Aside from our first road trip from Sheridan, WY to Missoula, MT, during which she sat in the back window of my ‘89 Ford Tempo and absolutely screamed in a pitch I am thankful my brain refuses to recollect the entire way, she deals very really well with transition. In fact, after that first car ride from hell, she actually settled into life on the road. On our first cross country journey, she would get out at rest stops to go for walks, trotting side-by-side with Annie, my 70 lb Belgian Shepherd, on a leash much like a dog. Leaving most people in tears, laughing at the absolutely ridiculous sight when they would realize that yes, indeed, that was a cat trotting on a leash. Somewhere around Chicago, it became clear that Mo had a thing for semi trucks and so I got in the habit of rolling the window down ever-so-slightly as we passed one. Mo would run to the open space, stick her tiny little head out and with 80 mile-per-hour winds blowing her eyeballs back, she would howl at them. Howl. And once we had passed it, she would pull her wind blown mane back into the car and return, quietly, to casually watching the road fly by. It was ridiculous.

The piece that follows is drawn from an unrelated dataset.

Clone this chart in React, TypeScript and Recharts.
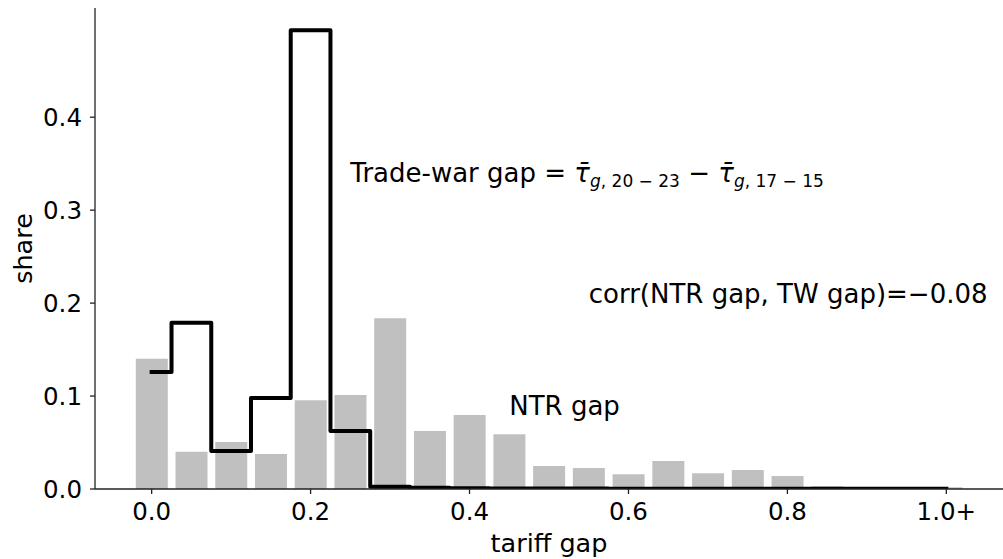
import React from "react";
import { ComposedChart, Bar, Line, XAxis, YAxis, ReferenceDot } from "recharts";

// bin centres of the tariff-gap histogram (last bin is "1.0+")
const binCenters = [
  0, 0.05, 0.1, 0.15, 0.2, 0.25, 0.3, 0.35, 0.4, 0.45, 0.5,
  0.55, 0.6, 0.65, 0.7, 0.75, 0.8, 0.85, 0.9, 0.95, 1.0,
];

// NTR gap shares (grey bars)
const ntrShare = [
  0.14, 0.04, 0.0505, 0.0376, 0.0956, 0.101, 0.1837, 0.0623, 0.0795, 0.059, 0.0247,
  0.0226, 0.016, 0.03, 0.017, 0.0204, 0.014, 0.003, 0.001, 0.0005, 0.002,
];

// trade-war gap shares (black step line)
const twShare = [
  0.126, 0.179, 0.041, 0.098, 0.4935, 0.0623, 0.0025, 0.0014, 0.0008, 0.0006, 0.0005,
  0.0005, 0.0004, 0.0004, 0.0003, 0.0003, 0.0003, 0.0002, 0.0002, 0.0002, 0.0002,
];

const xTicks = [0, 0.2, 0.4, 0.6, 0.8, 1.0];
const yTicks = [0, 0.1, 0.2, 0.3, 0.4];

const FONT = "DejaVu Sans";
const AXIS = "#222";

const data = binCenters.map((x, i) => ({ x, ntr: ntrShare[i], tw: twShare[i] }));

const fmtX = (v: number) => (v >= 1 ? "1.0+" : v.toFixed(1));

function TradeWarLabel(props: any) {
  const vb = props.viewBox || {};
  return (
    <text x={vb.x} y={vb.y} fontSize={26} fontFamily={FONT} fill="#000">
      {"Trade-war gap = "}
      <tspan fontStyle="italic">{"\u03c4\u0304"}</tspan>
      <tspan fontSize={17} dy={4.5}>
        <tspan fontStyle="italic">g</tspan>
        {", 20 \u2212 23"}
      </tspan>
      <tspan dy={-4.5}>{" \u2212 "}</tspan>
      <tspan fontStyle="italic">{"\u03c4\u0304"}</tspan>
      <tspan fontSize={17} dy={4.5}>
        <tspan fontStyle="italic">g</tspan>
        {", 17 \u2212 15"}
      </tspan>
    </text>
  );
}

const plainLabel = (txt: string) => (props: any) => {
  const vb = props.viewBox || {};
  return (
    <text x={vb.x} y={vb.y} fontSize={26} fontFamily={FONT} fill="#000">
      {txt}
    </text>
  );
};

export default function App() {
  return (
    <div style={{ position: "absolute", left: 0, top: 0, width: 1003, height: 559, background: "#fff" }}>
      <ComposedChart
        width={1003}
        height={559}
        data={data}
        margin={{ top: 8, right: 0, bottom: 0, left: 0 }}
      >
        <XAxis
          dataKey="x"
          type="number"
          domain={[-0.0713, 1.0713]}
          ticks={xTicks}
          tickFormatter={fmtX}
          height={70}
          tickSize={5}
          tickMargin={9}
          stroke={AXIS}
          strokeWidth={1.3}
          tick={{ fill: "#000", fontSize: 24.5, fontFamily: FONT }}
          allowDataOverflow
          label={(p: any) => {
            const vb = p.viewBox || {};
            return (
              <text
                x={vb.x + vb.width / 2}
                y={vb.y + 62.5}
                textAnchor="middle"
                fontSize={25.5}
                fontFamily={FONT}
                fill="#000"
              >
                tariff gap
              </text>
            );
          }}
        />
        <YAxis
          type="number"
          domain={[0, 0.5175]}
          ticks={yTicks}
          tickFormatter={(v: number) => v.toFixed(1)}
          width={95}
          tickSize={5}
          tickMargin={8}
          stroke={AXIS}
          strokeWidth={1.3}
          tick={{ fill: "#000", fontSize: 24.5, fontFamily: FONT }}
          allowDataOverflow
          label={(p: any) => {
            const vb = p.viewBox || {};
            const cx = vb.x + 31.5;
            const cy = vb.y + vb.height / 2;
            return (
              <text
                x={cx}
                y={cy}
                transform={`rotate(-90, ${cx}, ${cy})`}
                textAnchor="middle"
                fontSize={25.5}
                fontFamily={FONT}
                fill="#000"
              >
                share
              </text>
            );
          }}
        />
        <Bar dataKey="ntr" fill="#c0c0c0" barSize={32} isAnimationActive={false} />
        <Line
          dataKey="tw"
          type="step"
          stroke="#000"
          strokeWidth={4}
          strokeLinejoin="round"
          strokeLinecap="square"
          dot={false}
          activeDot={false}
          isAnimationActive={false}
        />
        <ReferenceDot x={0.25} y={0.33} r={0} fill="none" stroke="none" label={TradeWarLabel} />
        <ReferenceDot x={0.55} y={0.2} r={0} fill="none" stroke="none" label={plainLabel("corr(NTR gap, TW gap)=\u22120.08")} />
        <ReferenceDot x={0.45} y={0.08} r={0} fill="none" stroke="none" label={plainLabel("NTR gap")} />
      </ComposedChart>
    </div>
  );
}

Perhaps introducing a cat to the wild and wonderful world was my first mistake. As a result, Mo wants more from life. She wants to trot around the yard during blizzards and then rush into the house to give a full report of her five minutes in frigid temps. Mo wants something to do, somewhere to go, and to talk about it, for hours every night. Unfortunately, she is a cat. Instead she rotates sleeping spots, from the highest most absurd location, to the depths of the back corner of my closet. Switching it up, increasing the level of daring, frequently. The only common thread that she has carried with her from her days on the road and her brief adventures in the wild…
She must talk about it for hours every night. You can’t not love that cat.